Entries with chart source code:
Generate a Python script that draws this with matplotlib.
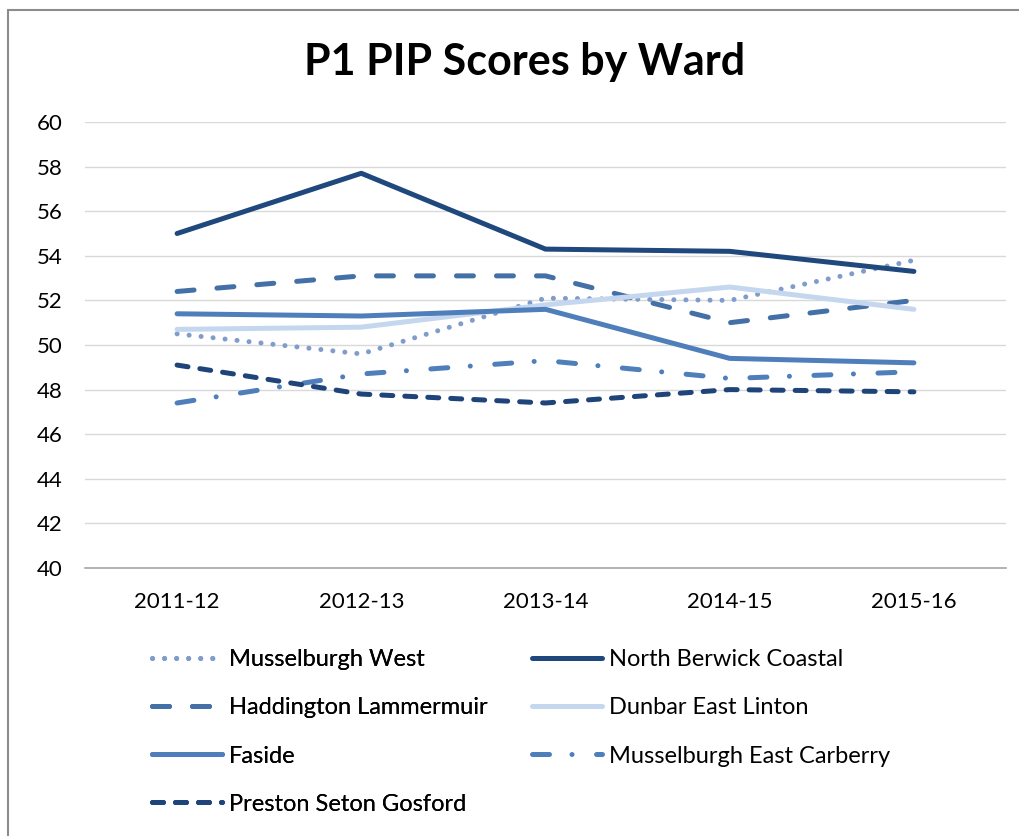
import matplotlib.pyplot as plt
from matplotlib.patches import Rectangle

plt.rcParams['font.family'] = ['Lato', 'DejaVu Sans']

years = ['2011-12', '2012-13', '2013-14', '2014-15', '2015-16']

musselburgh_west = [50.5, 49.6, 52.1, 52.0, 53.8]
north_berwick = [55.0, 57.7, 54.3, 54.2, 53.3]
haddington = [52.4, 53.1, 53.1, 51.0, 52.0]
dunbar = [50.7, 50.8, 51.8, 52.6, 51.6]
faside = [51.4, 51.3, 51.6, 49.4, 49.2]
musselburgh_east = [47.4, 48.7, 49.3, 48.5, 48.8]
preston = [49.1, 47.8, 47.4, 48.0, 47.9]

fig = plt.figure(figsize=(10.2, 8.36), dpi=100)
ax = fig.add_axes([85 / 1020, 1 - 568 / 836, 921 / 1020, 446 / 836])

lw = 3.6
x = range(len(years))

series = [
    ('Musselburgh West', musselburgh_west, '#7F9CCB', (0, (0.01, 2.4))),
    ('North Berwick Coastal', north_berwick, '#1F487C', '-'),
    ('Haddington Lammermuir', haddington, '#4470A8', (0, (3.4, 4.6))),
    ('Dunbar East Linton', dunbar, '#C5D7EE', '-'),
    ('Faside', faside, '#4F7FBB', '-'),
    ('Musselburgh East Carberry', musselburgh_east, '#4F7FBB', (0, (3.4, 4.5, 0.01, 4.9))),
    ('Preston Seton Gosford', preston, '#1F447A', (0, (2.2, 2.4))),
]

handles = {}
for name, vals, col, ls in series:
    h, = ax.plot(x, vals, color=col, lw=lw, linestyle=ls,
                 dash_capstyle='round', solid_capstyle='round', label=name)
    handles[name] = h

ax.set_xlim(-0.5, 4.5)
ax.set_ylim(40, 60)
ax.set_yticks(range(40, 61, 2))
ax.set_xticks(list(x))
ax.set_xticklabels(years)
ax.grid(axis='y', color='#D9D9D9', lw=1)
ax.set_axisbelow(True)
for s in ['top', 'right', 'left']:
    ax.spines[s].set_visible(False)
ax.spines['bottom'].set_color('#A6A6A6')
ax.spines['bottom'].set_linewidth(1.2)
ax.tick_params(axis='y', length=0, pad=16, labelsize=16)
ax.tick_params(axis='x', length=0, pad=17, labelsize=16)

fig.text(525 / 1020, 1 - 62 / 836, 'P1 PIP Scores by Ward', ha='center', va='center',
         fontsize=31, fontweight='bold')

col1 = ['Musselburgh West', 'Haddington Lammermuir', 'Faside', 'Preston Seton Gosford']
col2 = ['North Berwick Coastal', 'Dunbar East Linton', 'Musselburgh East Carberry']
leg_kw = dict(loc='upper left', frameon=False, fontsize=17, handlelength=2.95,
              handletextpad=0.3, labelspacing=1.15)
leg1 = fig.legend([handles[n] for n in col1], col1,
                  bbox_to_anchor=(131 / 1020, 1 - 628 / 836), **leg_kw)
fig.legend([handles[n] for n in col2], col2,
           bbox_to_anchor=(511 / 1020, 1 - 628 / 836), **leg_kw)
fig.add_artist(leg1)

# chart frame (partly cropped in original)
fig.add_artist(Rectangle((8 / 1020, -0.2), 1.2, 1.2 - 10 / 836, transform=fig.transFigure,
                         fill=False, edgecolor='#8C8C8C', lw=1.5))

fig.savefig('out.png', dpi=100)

...

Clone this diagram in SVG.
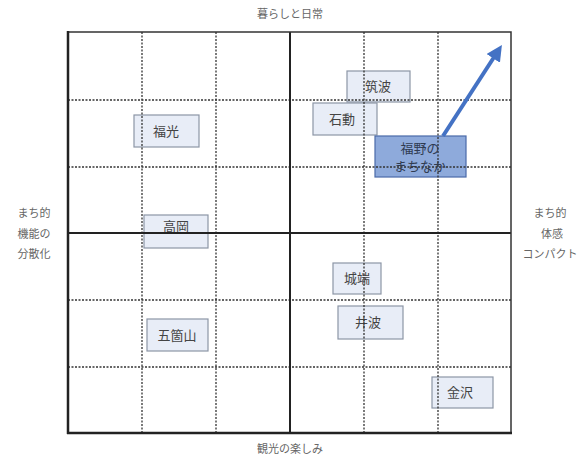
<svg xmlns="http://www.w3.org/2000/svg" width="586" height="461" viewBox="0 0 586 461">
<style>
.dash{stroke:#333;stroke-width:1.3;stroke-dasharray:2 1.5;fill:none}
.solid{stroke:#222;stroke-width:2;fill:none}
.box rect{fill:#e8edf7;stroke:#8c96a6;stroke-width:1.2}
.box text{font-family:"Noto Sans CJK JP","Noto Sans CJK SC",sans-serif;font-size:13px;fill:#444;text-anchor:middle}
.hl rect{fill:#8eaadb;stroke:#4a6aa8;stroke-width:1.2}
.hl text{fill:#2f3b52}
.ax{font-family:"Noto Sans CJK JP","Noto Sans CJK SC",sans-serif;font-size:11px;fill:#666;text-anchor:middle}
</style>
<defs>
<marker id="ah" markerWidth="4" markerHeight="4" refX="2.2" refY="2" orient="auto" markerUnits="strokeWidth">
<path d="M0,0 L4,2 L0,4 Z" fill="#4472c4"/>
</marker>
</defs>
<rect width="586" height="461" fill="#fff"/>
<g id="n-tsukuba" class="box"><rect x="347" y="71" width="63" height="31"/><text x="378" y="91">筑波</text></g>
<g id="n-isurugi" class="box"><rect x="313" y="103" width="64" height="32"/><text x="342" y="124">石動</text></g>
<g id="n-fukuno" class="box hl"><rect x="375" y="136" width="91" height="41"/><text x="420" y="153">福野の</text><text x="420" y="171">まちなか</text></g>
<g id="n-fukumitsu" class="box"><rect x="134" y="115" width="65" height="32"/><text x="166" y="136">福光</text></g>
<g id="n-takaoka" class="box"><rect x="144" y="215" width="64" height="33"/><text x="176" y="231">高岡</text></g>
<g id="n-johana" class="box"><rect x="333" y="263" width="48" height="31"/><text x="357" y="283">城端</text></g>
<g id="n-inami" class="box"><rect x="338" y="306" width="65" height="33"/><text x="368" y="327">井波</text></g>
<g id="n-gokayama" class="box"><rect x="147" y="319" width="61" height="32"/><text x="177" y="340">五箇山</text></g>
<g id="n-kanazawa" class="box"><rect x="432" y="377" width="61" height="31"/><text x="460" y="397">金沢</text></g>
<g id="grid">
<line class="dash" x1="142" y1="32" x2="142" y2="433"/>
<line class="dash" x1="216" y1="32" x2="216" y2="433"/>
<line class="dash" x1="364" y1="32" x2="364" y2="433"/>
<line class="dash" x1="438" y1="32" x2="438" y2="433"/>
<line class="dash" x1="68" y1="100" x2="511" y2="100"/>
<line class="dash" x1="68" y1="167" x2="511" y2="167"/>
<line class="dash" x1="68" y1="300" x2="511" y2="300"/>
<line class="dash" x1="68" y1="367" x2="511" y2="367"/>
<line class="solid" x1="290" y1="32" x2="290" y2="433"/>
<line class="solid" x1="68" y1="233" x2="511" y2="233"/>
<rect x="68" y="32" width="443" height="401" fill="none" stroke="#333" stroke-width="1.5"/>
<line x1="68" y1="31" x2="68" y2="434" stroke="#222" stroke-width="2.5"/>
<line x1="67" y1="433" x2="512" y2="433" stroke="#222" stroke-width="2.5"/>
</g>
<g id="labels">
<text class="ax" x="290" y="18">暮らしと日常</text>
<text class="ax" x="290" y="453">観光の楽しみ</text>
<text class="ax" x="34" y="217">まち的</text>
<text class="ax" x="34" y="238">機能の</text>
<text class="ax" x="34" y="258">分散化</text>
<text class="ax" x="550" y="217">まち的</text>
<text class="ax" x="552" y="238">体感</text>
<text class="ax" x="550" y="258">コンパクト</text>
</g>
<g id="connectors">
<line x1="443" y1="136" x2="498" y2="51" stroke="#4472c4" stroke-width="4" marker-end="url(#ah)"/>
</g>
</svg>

— To be done —
Nothing but the lines from the one containing "Generate a Python" through the one containing "preston = [49.1, 47.8, 47.4, 48.0, 47.9]" should be echoed, each exactly as it stands; pictures are excluded.

— Task answer —
Generate a Python script that draws this with matplotlib.
import matplotlib.pyplot as plt
from matplotlib.patches import Rectangle

plt.rcParams['font.family'] = ['Lato', 'DejaVu Sans']

years = ['2011-12', '2012-13', '2013-14', '2014-15', '2015-16']

musselburgh_west = [50.5, 49.6, 52.1, 52.0, 53.8]
north_berwick = [55.0, 57.7, 54.3, 54.2, 53.3]
haddington = [52.4, 53.1, 53.1, 51.0, 52.0]
dunbar = [50.7, 50.8, 51.8, 52.6, 51.6]
faside = [51.4, 51.3, 51.6, 49.4, 49.2]
musselburgh_east = [47.4, 48.7, 49.3, 48.5, 48.8]
preston = [49.1, 47.8, 47.4, 48.0, 47.9]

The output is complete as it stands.